YongfeiYan / Gumbel_Softmax_VAE

PyTorch implementation of a Variational Autoencoder with Gumbel-Softmax Distribution
198 stars 37 forks source link

latent dim #4

Open yzhou359 opened 5 years ago

yzhou359 commented 5 years ago

Hi, what does the latent_dim mean in your code? Could it be changed to other numbers? I can understand that categorical_dim means 10 categories for 10 digits, but I'm confused about the latent_dim. Thanks!

yjlolo commented 4 years ago

Same question here; it would be great if someone can shed lights on latent_dim, which is N in the author's notebook https://github.com/ericjang/gumbel-softmax/blob/master/Categorical%20VAE.ipynb.

Why do we need latent_dim (or number of categorical distributions as in author's notebook), making the fully-connected layer output categorical_dim * latent_dim instead of just categorical_dim?

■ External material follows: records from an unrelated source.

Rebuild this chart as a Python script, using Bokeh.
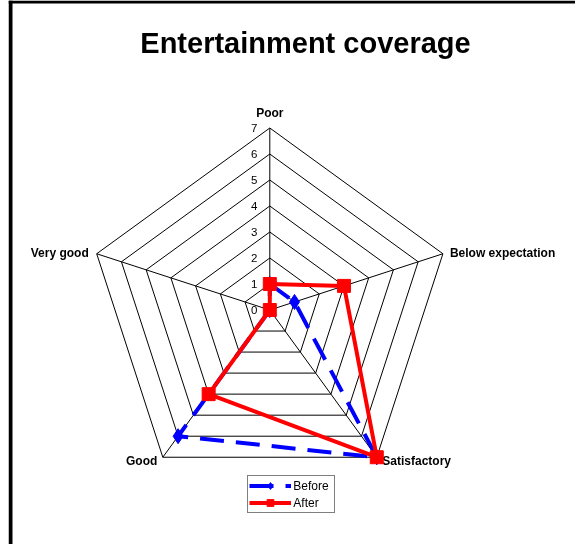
import math
from bokeh.plotting import figure
from bokeh.models import Range1d, Span, Legend, LegendItem, ColumnDataSource
from bokeh.core.properties import value
from bokeh.embed import file_html
from bokeh.resources import INLINE

# ---- data ----
categories = ["Poor", "Below expectation", "Satisfactory", "Good", "Very good"]
before = [1, 1, 7, 6, 0]
after = [1, 3, 7, 4, 0]
tick_values = [0, 1, 2, 3, 4, 5, 6, 7]
tick_labels = ["0", "1", "2", "3", "4", "5", "6", "7"]
r_max = 7
title_text = "Entertainment coverage"

# ---- layout (page pixels) ----
W, H = 567, 544
LEFT, TOP = 8, 0
CX, CY = 269.3, 309.5   # page position of radar centre
PX = 26.0               # pixels per value unit
FONT = "Liberation Sans"

x0 = (LEFT - CX) / PX
x1 = (LEFT + W - CX) / PX
y0 = (CY - (TOP + H)) / PX
y1 = (CY - TOP) / PX

p = figure(width=W, height=H, x_range=Range1d(x0, x1), y_range=Range1d(y0, y1),
           tools="", toolbar_location=None, output_backend="svg", min_border=0,
           styles={"position": "fixed", "left": "8px", "top": "0px"})
p.axis.visible = False
p.grid.visible = False
p.outline_line_color = None
p.background_fill_color = "white"
p.border_fill_color = "white"

n = len(categories)
angles = [math.radians(90 - 360.0 * k / n) for k in range(n)]

def pt(v, k):
    return v * math.cos(angles[k]), v * math.sin(angles[k])

# rings
ring_xs, ring_ys = [], []
for r in tick_values[1:]:
    xs = [pt(r, k)[0] for k in range(n)] + [pt(r, 0)[0]]
    ys = [pt(r, k)[1] for k in range(n)] + [pt(r, 0)[1]]
    ring_xs.append(xs)
    ring_ys.append(ys)
p.multi_line(ring_xs, ring_ys, line_color="black", line_width=1)

# spokes
sp_x0 = [0] * n
sp_y0 = [0] * n
sp_x1 = [pt(r_max, k)[0] for k in range(n)]
sp_y1 = [pt(r_max, k)[1] for k in range(n)]
p.segment(sp_x0, sp_y0, sp_x1, sp_y1, line_color="black", line_width=1)

# tick labels on the Poor axis
p.text(x=[-12.3 / PX] * len(tick_values), y=tick_values, text=tick_labels,
       text_font=value(FONT), text_font_size="11.5px", text_align="right",
       text_baseline="middle", text_color="black")

# category labels
offsets = [(0, 15.5, "center"), (7, 0.6, "left"), (5.5, -3.5, "left"),
           (-5.5, -3.5, "right"), (-8, 0.6, "right")]
lx, ly, la = [], [], []
for k in range(n):
    vx, vy = pt(r_max, k)
    dx, dy, al = offsets[k]
    lx.append(vx + dx / PX)
    ly.append(vy + dy / PX)
    la.append(al)
src_lab = ColumnDataSource(dict(x=lx, y=ly, text=categories, align=la))
p.text(x="x", y="y", text="text", text_align="align", source=src_lab,
       text_font=value(FONT), text_font_size="12px", text_font_style="bold",
       text_baseline="middle", text_color="black")

# series
def series_xy(vals):
    xs = [pt(v, k)[0] for k, v in enumerate(vals)]
    ys = [pt(v, k)[1] for k, v in enumerate(vals)]
    return xs, ys

bx, by = series_xy(before)
ax_, ay_ = series_xy(after)

bl = p.line(bx + [bx[0]], by + [by[0]], line_color="#0000ff", line_width=4,
            line_dash="24 12")
bm = p.scatter(bx, by, marker="diamond", size=15, fill_color="#0000ff",
               line_color="#0000ff")
al_ = p.line(ax_ + [ax_[0]], ay_ + [ay_[0]], line_color="#ff0000", line_width=4)
am = p.scatter(ax_, ay_, marker="square", size=13, fill_color="#ff0000",
               line_color="#ff0000")

# title
p.text(x=[(305 - CX) / PX], y=[(CY - 42) / PX], text=[title_text],
       text_font=value(FONT), text_font_size="29px", text_font_style="bold",
       text_align="center", text_baseline="middle", text_color="black")

# frame border lines
p.add_layout(Span(location=x0 + 2 / PX, dimension="height", line_color="black",
                  line_width=4))
p.add_layout(Span(location=y1 - 1.5 / PX, dimension="width", line_color="black",
                  line_width=3))

legend = Legend(items=[LegendItem(label="Before", renderers=[bl, bm]),
                       LegendItem(label="After", renderers=[al_, am])],
                location=(247.3 - LEFT, (TOP + H) - 513.3),
                orientation="vertical", glyph_width=42, glyph_height=17,
                label_height=17, label_width=40, label_standoff=2, padding=1,
                spacing=0, margin=0, border_line_color="black",
                border_line_width=1, label_text_font=FONT,
                label_text_font_size="12px", label_text_color="black",
                background_fill_color="white", background_fill_alpha=1)
p.add_layout(legend, "center")

open("out.html", "w").write(file_html(p, INLINE))
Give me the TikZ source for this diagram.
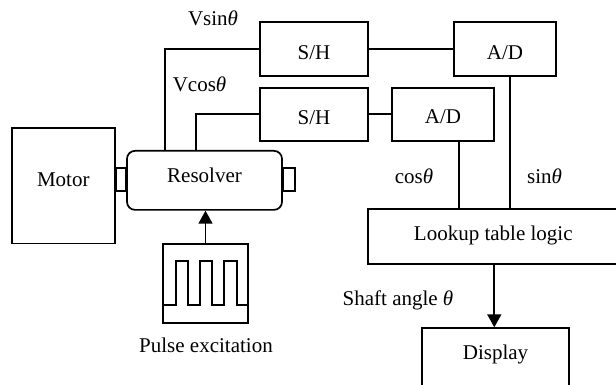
\documentclass[tikz,border=0pt]{standalone}
\usepackage{fontspec}
\setmainfont{Liberation Serif}
\usetikzlibrary{arrows.meta}
\newcommand{\thet}{{\itshape θ}}
\begin{document}
\begin{tikzpicture}[x=1pt,y=-1pt,line width=1.7pt,
  font=\fontsize{21}{25}\selectfont,
  blk/.style={draw,anchor=north,inner xsep=0pt,inner ysep=0pt},
  lbl/.style={anchor=base,inner sep=0pt},
  arr/.style={-{Triangle[length=13pt,width=14pt]}}]
\useasboundingbox (0,0) rectangle (616,385);
\clip (0,0) rectangle (616,385);
% blocks
\node[blk,minimum width=103.3pt,text height=58.7pt,text depth=57pt] (mot) at (63.3,127) {Motor};
\node[blk,rounded corners=8pt,minimum width=155pt,text height=32pt,text depth=27pt] (res) at (204.5,150) {Resolver};
\node[blk,minimum width=108pt,text height=37.3pt,text depth=16.7pt] (sh1) at (314,21) {S/H};
\node[blk,minimum width=108pt,text height=36.3pt,text depth=16.7pt] (sh2) at (314,87) {S/H};
\node[blk,minimum width=102pt,text height=37.3pt,text depth=16.7pt] (ad1) at (505,21) {A/D};
\node[blk,minimum width=102pt,text height=35.3pt,text depth=17.7pt] (ad2) at (443,87) {A/D};
\node[blk,minimum width=250pt,text height=31.2pt,text depth=23.8pt] (lut) at (493.3,208.3) {Lookup table logic};
\node[blk,minimum width=147.6pt,text height=31.7pt,text depth=45pt] (disp) at (495.5,327.3) {Display};
\node[blk,minimum width=85pt,minimum height=79pt] (pulse) at (205.5,243.3) {};
% shaft stubs
\draw (mot.east |- 0,168.3) rectangle (res.west |- 0,190.7);
\draw (res.east |- 0,168.3) rectangle (295,190.7);
% pulse waveform
\draw (pulse.west |- 0,305) -- (175.7,305) -- (175.7,261) -- (187.7,261) -- (187.7,305)
  -- (200,305) -- (200,261) -- (212.3,261) -- (212.3,305) -- (224.3,305)
  -- (224.3,261) -- (237.3,261) -- (237.3,305) -- (pulse.east |- 0,305);
% wires
\coordinate (vs) at (165,0);
\coordinate (vc) at (196,0);
\coordinate (xc) at (459.3,0);
\coordinate (xs) at (510.3,0);
\draw (res.north -| vs) |- (sh1.west);
\draw (res.north -| vc) |- (sh2.west);
\draw (sh1.east) -- (ad1.west);
\draw (sh2.east) -- (ad2.west);
\draw (ad2.south -| xc) -- (lut.north -| xc);
\draw (ad1.south -| xs) -- (lut.north -| xs);
\draw[arr] (pulse.north) -- (pulse.north |- res.south);
\draw[arr] (lut.south -| disp.north) ++(-1.2,0) coordinate (ls) (ls) -- (ls |- disp.north);
% labels
\node[lbl] (lvs) at (213,26) {Vsin\thet};
\node[lbl] (lvc) at (199.5,91.7) {Vcos\thet};
\node[lbl] (lco) at (414,183.3) {cos\thet};
\node[lbl] (lsi) at (544.5,183.3) {sin\thet};
\node[lbl] (lsh) at (398,305) {Shaft angle \thet};
\node[lbl] (lpe) at (206,352.7) {Pulse excitation};
\end{tikzpicture}
\end{document}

gokceneraslan commented 3 years ago

I think latent_dim represents how many categorical variables there is in the model, while categorical_dim denotes the number of categories in each latent categorical variable. This is why the "true" dimensionality of the encoder output and the decoder input is 300 (30 variables x 10 categories for each var) in this model.

The misinterpretation stems from the assumption that 10 categories of the categorical latent space represents 10 digits, but this is not necessarily the case, because there are is a lot of variation in the data in addition to the digit type (azimuth, width, thickness) which is why the model needs more than just 10 categories in the latent space.